MURFREESBORO, Ark.- A Fayetteville man found the third-largest diamond of the year at the Crater of Diamonds State Park.
According to a news release from the Crater of Diamonds State Park on Tuesday, Steven McCool, 34, found a 4.49-carat diamond.
“Arkansas is the only state in the country that has a diamond mine open to the public,” said Department of Parks, Heritage and Tourism Secretary Stacy Hurst. “While many diamonds are found every year, it never ceases to be exciting! I hope Mr. McCool’s story inspires even more people to visit Crater of Diamonds State Park.”
McCool said he was planning on returning to Fayetteville, but extended his stay since there had been good rain and conditions were optimal to find a diamond.
Officials say that turned out to be a good decision.
According to the news release, McCool was wet sifting, or sifting dirt using screens and water.
Officials say McCool was on his 11th bucket of the day, his hands were soaked and the park was closing in about 30 minutes when he found the diamond.
“As my eyes were panning to it, I was thinking it could be an amber piece of glass like an old Coke bottle,” McCool said. “Once I focused on it though, I knew it was a diamond. I was like ‘No way!
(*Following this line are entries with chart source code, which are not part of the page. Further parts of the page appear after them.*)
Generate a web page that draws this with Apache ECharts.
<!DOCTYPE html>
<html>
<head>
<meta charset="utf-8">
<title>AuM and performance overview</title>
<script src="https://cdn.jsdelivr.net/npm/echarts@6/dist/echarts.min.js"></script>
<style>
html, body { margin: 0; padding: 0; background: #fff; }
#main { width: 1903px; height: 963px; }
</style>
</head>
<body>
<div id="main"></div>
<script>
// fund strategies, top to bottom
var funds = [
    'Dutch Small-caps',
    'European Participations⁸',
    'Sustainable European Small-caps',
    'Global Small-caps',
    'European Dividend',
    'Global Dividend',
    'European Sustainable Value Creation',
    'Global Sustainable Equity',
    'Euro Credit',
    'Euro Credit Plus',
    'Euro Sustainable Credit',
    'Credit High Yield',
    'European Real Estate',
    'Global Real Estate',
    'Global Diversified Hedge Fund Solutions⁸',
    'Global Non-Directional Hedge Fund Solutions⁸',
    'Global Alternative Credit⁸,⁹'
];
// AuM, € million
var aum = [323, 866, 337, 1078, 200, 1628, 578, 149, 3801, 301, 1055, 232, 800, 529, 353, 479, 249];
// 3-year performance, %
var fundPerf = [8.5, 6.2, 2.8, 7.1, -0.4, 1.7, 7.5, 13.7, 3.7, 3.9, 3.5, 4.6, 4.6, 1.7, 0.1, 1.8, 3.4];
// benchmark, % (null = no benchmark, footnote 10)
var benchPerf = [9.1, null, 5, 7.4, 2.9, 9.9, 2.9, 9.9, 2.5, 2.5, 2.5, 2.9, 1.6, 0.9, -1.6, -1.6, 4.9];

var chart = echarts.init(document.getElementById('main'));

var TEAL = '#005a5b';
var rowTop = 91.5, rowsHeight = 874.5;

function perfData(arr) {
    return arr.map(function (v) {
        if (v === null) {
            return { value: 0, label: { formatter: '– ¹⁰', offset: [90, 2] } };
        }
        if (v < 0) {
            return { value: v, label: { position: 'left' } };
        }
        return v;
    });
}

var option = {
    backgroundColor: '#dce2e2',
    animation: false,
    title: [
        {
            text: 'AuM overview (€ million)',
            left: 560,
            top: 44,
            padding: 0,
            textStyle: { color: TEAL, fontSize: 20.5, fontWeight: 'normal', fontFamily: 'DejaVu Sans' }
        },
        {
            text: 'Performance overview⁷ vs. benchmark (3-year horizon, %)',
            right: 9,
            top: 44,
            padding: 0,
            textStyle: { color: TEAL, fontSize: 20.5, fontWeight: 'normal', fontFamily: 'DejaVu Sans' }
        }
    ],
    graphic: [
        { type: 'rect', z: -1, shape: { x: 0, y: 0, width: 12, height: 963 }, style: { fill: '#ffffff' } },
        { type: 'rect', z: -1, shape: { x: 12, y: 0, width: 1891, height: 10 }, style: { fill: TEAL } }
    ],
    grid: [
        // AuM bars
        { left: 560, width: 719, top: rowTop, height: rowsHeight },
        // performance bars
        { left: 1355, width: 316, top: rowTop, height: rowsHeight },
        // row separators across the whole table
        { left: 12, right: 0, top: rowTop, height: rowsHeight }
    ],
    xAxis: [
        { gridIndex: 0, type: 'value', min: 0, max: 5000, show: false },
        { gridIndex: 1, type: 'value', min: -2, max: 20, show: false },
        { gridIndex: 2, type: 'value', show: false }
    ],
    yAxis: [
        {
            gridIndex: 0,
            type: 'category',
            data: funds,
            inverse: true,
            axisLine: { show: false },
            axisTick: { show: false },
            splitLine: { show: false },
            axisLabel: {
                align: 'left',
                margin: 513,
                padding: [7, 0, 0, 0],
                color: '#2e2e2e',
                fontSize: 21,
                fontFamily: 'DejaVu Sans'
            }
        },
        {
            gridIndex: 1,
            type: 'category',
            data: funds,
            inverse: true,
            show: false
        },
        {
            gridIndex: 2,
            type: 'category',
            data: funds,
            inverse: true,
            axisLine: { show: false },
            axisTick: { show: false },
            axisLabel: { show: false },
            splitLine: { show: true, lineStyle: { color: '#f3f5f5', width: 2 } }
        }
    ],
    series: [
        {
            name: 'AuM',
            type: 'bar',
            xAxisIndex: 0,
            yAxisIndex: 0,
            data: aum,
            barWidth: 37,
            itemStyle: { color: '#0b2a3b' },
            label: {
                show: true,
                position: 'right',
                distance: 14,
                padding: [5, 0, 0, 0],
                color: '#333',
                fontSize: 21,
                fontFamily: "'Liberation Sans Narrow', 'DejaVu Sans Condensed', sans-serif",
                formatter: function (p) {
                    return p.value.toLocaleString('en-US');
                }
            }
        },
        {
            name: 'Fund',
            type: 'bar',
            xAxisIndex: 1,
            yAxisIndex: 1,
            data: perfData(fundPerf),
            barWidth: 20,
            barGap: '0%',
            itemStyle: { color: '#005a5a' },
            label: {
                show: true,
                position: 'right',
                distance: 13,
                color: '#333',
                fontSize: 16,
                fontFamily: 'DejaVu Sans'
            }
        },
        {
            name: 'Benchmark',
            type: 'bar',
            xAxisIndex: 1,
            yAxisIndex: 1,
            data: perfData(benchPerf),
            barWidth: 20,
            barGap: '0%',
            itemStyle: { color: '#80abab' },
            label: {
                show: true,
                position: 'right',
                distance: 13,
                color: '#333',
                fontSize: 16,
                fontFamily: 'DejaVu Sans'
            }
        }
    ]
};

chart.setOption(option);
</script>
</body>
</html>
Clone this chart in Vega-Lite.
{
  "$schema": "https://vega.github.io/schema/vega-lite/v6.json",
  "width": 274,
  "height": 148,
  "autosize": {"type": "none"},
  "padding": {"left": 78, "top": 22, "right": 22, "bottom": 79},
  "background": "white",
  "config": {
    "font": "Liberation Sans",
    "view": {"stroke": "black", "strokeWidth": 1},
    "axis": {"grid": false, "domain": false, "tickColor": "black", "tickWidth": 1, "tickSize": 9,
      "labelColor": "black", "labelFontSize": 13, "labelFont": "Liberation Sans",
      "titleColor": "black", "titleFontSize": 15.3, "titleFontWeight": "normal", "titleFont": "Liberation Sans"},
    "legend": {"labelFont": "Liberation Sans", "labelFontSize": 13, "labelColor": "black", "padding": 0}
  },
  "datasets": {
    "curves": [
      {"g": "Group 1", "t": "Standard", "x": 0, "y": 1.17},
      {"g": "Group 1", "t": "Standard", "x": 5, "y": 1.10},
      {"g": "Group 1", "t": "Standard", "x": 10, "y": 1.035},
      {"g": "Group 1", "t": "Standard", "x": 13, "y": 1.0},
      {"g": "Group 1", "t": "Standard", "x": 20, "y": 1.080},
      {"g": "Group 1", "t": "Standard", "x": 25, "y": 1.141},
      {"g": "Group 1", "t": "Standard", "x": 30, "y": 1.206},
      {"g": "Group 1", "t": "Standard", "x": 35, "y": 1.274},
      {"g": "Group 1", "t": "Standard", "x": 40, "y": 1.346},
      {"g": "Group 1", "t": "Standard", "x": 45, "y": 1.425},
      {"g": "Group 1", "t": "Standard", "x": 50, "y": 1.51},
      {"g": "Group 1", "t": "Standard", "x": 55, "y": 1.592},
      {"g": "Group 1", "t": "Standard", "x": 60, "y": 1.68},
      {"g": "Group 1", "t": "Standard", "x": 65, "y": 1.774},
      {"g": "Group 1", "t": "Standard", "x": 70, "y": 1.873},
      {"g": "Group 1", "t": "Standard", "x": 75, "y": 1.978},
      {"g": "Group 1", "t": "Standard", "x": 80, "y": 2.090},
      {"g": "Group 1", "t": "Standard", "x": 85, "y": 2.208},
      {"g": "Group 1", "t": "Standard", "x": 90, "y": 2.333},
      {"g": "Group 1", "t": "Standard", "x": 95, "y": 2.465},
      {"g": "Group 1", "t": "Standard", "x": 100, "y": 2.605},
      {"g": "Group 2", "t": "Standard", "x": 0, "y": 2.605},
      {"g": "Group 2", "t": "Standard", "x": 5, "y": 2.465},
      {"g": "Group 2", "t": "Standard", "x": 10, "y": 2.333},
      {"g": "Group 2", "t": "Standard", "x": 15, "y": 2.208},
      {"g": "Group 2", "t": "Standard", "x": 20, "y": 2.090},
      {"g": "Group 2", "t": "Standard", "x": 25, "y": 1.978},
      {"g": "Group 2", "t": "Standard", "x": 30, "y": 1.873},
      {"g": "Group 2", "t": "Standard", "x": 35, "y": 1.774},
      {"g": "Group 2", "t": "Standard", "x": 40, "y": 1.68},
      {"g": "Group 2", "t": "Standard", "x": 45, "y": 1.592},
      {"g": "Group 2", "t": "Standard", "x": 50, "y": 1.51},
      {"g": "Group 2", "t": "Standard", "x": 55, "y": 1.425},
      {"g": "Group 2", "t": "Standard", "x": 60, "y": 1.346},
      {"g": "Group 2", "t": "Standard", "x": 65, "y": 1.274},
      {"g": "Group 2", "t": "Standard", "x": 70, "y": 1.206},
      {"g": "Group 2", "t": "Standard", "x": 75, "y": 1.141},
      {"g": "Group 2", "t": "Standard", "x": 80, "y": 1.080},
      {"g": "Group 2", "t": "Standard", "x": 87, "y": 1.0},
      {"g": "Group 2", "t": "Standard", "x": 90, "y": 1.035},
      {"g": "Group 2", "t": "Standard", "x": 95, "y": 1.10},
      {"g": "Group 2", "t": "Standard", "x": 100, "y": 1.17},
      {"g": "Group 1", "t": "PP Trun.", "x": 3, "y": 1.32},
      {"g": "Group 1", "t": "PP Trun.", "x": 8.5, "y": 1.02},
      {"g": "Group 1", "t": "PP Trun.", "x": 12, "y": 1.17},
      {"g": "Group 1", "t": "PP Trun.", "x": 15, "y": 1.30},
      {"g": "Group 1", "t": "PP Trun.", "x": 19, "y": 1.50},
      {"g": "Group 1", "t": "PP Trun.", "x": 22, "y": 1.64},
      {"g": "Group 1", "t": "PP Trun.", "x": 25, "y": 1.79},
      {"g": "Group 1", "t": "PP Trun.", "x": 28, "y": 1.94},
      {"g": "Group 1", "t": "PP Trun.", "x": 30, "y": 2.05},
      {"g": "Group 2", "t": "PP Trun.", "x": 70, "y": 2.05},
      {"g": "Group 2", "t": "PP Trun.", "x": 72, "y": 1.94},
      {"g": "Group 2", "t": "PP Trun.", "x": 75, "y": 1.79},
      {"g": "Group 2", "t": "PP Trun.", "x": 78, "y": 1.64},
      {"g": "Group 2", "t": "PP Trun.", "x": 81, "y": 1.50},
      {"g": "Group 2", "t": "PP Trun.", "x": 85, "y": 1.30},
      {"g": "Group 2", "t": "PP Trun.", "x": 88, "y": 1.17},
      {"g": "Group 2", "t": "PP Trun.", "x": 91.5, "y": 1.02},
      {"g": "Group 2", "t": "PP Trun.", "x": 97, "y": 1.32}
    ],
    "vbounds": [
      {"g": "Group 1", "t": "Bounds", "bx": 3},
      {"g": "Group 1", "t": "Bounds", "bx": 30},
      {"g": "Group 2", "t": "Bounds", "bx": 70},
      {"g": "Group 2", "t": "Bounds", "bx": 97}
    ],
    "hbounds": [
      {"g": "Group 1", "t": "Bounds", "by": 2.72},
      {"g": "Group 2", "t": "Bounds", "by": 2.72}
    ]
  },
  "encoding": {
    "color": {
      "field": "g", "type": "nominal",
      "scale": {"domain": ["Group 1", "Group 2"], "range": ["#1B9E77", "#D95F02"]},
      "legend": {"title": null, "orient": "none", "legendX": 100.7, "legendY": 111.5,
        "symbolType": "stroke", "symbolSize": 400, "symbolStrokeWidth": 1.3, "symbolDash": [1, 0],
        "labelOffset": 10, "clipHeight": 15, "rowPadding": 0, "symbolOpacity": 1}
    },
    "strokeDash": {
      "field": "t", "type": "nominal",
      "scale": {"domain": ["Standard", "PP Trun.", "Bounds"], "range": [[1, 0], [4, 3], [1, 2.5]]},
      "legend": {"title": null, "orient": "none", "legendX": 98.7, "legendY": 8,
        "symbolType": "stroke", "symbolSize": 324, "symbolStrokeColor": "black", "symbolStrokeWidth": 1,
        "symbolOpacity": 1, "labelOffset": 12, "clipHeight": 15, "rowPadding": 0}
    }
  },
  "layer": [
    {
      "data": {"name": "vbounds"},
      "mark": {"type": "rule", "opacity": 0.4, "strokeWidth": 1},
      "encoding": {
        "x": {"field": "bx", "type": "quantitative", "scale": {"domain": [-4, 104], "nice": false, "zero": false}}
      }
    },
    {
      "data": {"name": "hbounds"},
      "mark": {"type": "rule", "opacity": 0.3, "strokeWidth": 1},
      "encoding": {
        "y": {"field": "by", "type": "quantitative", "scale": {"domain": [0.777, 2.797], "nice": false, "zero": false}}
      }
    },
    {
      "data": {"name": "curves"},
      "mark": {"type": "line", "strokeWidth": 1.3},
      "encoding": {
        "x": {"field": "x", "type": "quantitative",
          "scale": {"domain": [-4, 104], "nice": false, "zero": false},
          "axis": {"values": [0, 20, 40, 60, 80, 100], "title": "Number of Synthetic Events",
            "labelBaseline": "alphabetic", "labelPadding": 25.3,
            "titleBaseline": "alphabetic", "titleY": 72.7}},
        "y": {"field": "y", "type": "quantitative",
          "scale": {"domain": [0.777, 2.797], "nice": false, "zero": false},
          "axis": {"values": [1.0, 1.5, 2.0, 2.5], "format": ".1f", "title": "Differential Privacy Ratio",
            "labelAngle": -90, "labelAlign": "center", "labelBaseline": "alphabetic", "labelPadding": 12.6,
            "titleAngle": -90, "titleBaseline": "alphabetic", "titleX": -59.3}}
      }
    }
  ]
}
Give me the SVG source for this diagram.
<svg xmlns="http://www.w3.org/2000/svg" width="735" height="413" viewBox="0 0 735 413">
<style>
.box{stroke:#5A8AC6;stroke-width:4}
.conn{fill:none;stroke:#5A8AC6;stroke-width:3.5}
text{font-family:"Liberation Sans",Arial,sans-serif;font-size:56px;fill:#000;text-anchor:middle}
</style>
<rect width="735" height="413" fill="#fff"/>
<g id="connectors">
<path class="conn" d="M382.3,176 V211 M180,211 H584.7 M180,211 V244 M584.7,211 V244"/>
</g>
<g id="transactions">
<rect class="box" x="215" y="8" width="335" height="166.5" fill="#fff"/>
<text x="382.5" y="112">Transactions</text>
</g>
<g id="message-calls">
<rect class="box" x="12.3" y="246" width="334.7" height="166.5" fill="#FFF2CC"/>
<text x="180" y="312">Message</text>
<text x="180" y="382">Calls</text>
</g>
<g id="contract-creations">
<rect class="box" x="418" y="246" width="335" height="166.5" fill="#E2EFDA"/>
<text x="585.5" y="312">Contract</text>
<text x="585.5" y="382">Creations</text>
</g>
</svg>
No way!’”
McCool said he’s a “newbie” at diamond-hunting, but knew what he found was a diamond.
The man put his treasure in a safe place and continued wet sifting the rest of the dirt he collected in the Canary Hill area of the park so he could go through it at home since the park was about to close.
Officials say visitors are allowed to take up to five gallons per person per day of sifted gravel home to look through.
McCool said this was his fifth trip to the Crater and he would typically take all of his finds to the identification table to find out what treasures he found.
This time, the man said, “I went up there and was like ‘Where do I register my diamond?’”
“Mr. McCool’s find is a 4.49-carat sparkling, canary yellow diamond that is about the size of a jellybean and seems to have great clarity. It is a stunning diamond,” Crater of Diamonds State Park Assistant Superintendent Meghan Moore said.
Moore said that finding a diamond that large by wet sifting is unusual.
“It is extraordinarily rare to catch a diamond in the top screen of a screen set,” Moore said. “The mesh size of the top screen is larger and typically used to catch and remove bigger pieces of gravel – not diamonds. The average diamond size found wet sifting a quarter of a carat. Typically, larger diamonds are found by surface searching.”
“I put the diamond on the ground just to see if I would have noticed it,” McCool said. “It was very large, proud, and shiny. There were others looking in that area, so if it would have been just a little closer to the surface, someone could have easily found it.”
On Labor Day, Kevin Kinard of Maumelle found a 9-carat diamond, the second-largest diamond found in the park’s history by surface searching.
McCool named his diamond the BamMam Diamond, which are the initials of his 7-year-old son and 5-year-old daughter.
“What’s more precious than a precious gem? My children. So, I named it after my children and the name will stay with the diamond forever,” he explained. “I called my son afterward and asked him if he remembered what Thanos’s Mind Stone looked like and told him I found one!”
McCool says he is not sure yet if he will sell or keep the diamond.
“I’m torn. I’m somewhat sentimental. It’s my first diamond I found. I am the first person to unearth this, the first person to touch it. It’s hard to wrap my head around it. I am blown away by the clarity, the beauty, how rare it is. I’m definitely blessed, not lucky. It was the Lord’s work,” he said.
“Mr. McCool hit the nail on the head. This is part of what makes Crater of Diamonds State Park such a special place. Not only is it the only place in the world where you can search for finders keepers diamonds, no one else has made your discovery before you. Each diamond is unique, as is each discovery,” Arkansas State Parks Director Grady Spann said.
McCool said he can’t wait to come back to the state park for another diamond hunting adventure.
“I’ve set the bar really high and it will be really difficult to top this one. The hunt and the excitement that comes with this is it for me. You never know what you’re going to get,” he said. “It’s a lot of work but if you work hard and persevere, the reward is even greater if you find something. You’re just blown away.”